A garbling scheme transforms a circuit C into a garbled circuit C-hat, along with a pair of short keys (k^(i)_0 , k^(i)_1) for each input bit x[i], such that the program, garbled program and input keys (C, C-hat, {k^(i)_x[i]}) can be used to recover the output z = C(x) while revealing nothing else about the input x. A main objective in the research of garbling schemes is reducing the size of the garbling material (C-hat, {k^(i)_x[i]}). On the one hand, theoretical schemes using the heavy tools of attribute-based encryption (ABE) and fully homomorphic encryption (FHE), or indistinguishable obfuscation (iO) can achieve constant size, independent of |C|. On the other hand, practically oriented schemes using only symmetric key cryptography all have sizes Ω(λ · |C|). Motivated by the gap in between, this thesis explores new ways of leveraging light-weight techniques from public-key cryptography to construct communication efficient garbling schemes. In particular, our explorations are centered around two primitives, linearly homomorphic encryption (LHE) and homomorphic secret sharing (HSS). In Part I, we apply LHE techniques to construct communication efficient garbling schemes that specialize for arithmetic operation gates over a modulus R or bounded integers. We define the (succinctness) rate of such schemes to be the per-gate garbling size normalized by log R or the range of bounded integers.
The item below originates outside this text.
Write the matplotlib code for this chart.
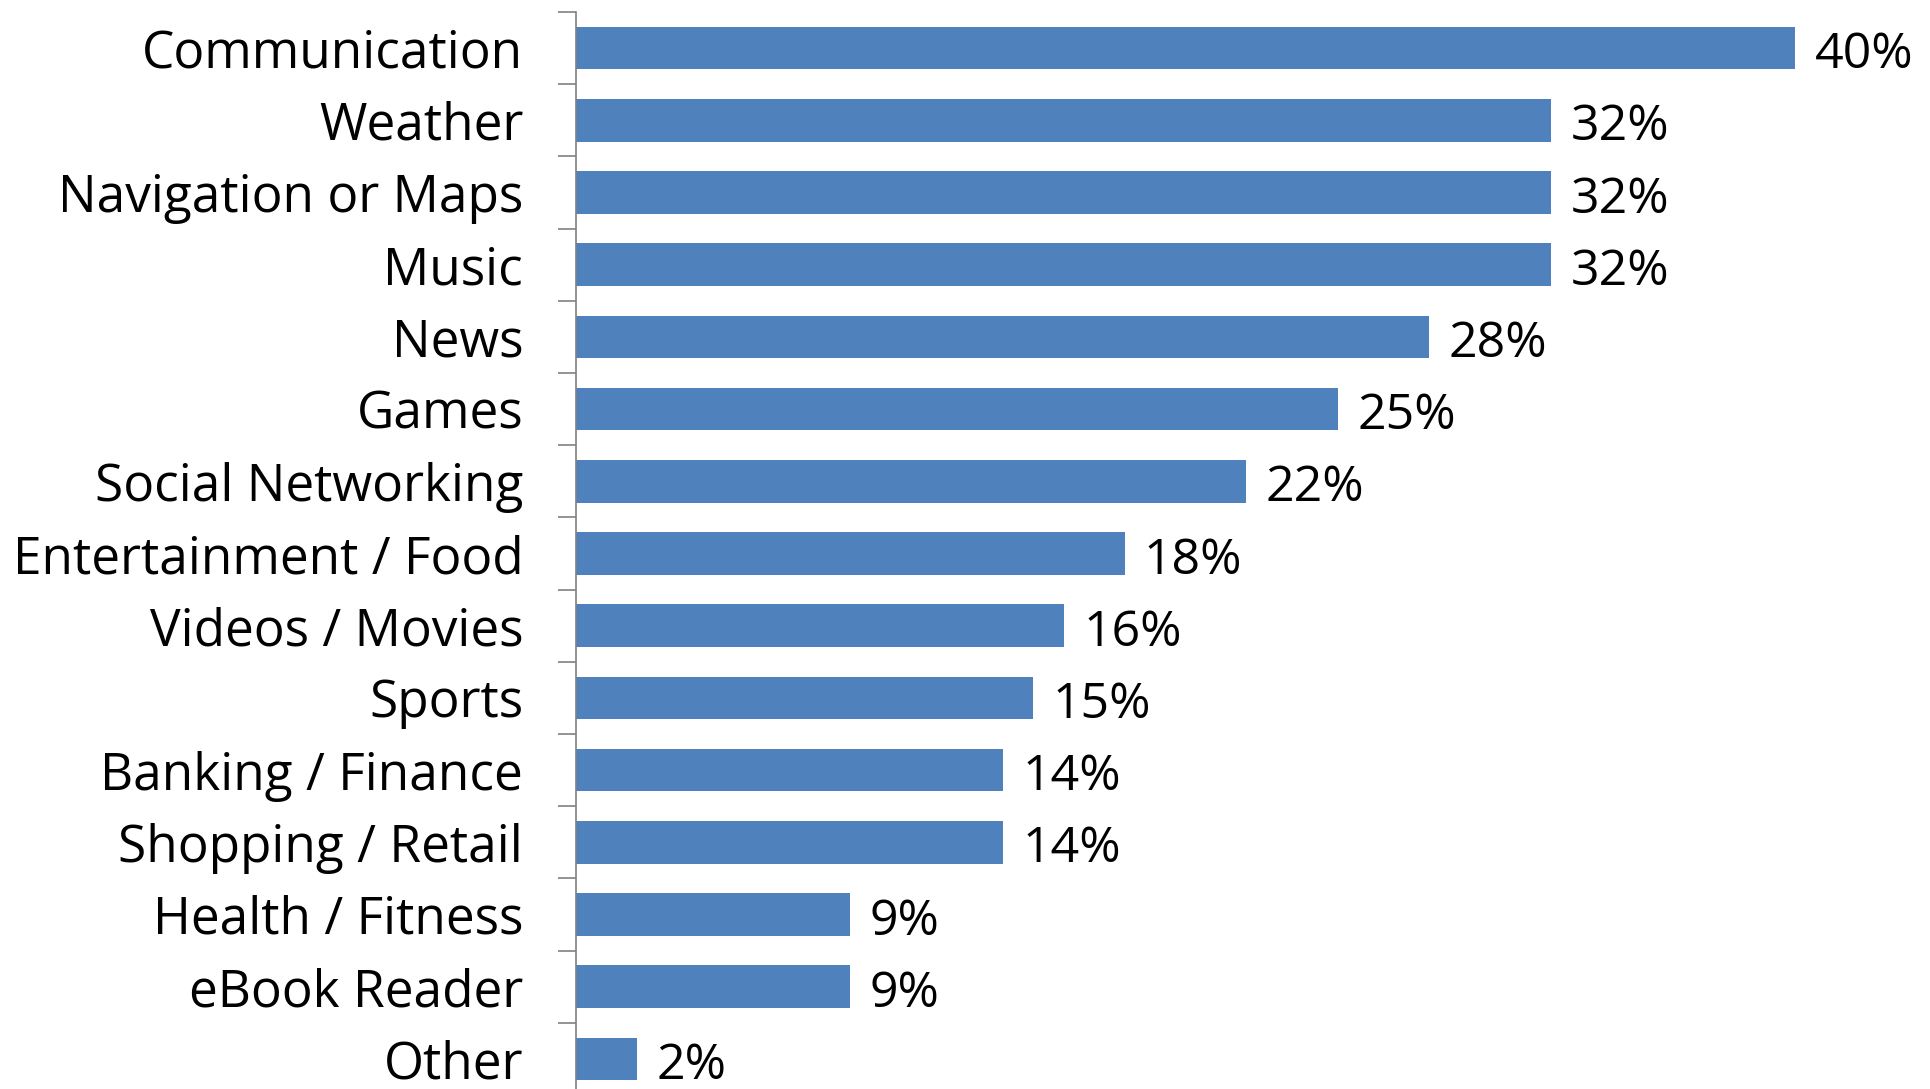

Our results include:• rate-O(1) arithmetic garbling over bounded integers, and • rate-O(λ_DCR) mixed garbling over Z_R and Boolean gates for any modulus R. In Part II, we apply HSS techniques to construct communication efficient Boolean garbling schemes. Our results lead to a unified framework for garbling arbitrary Boolean gates (as truth tables) with 1-bit per output wire in garbling size. Consequences of this framework include: • standard Boolean garbling with 1-bit per gate; • rate-O(1) arithmetic garbling over Z_R for any modulus R. All of the mentioned results were achieved for the first time without using FHE or iO.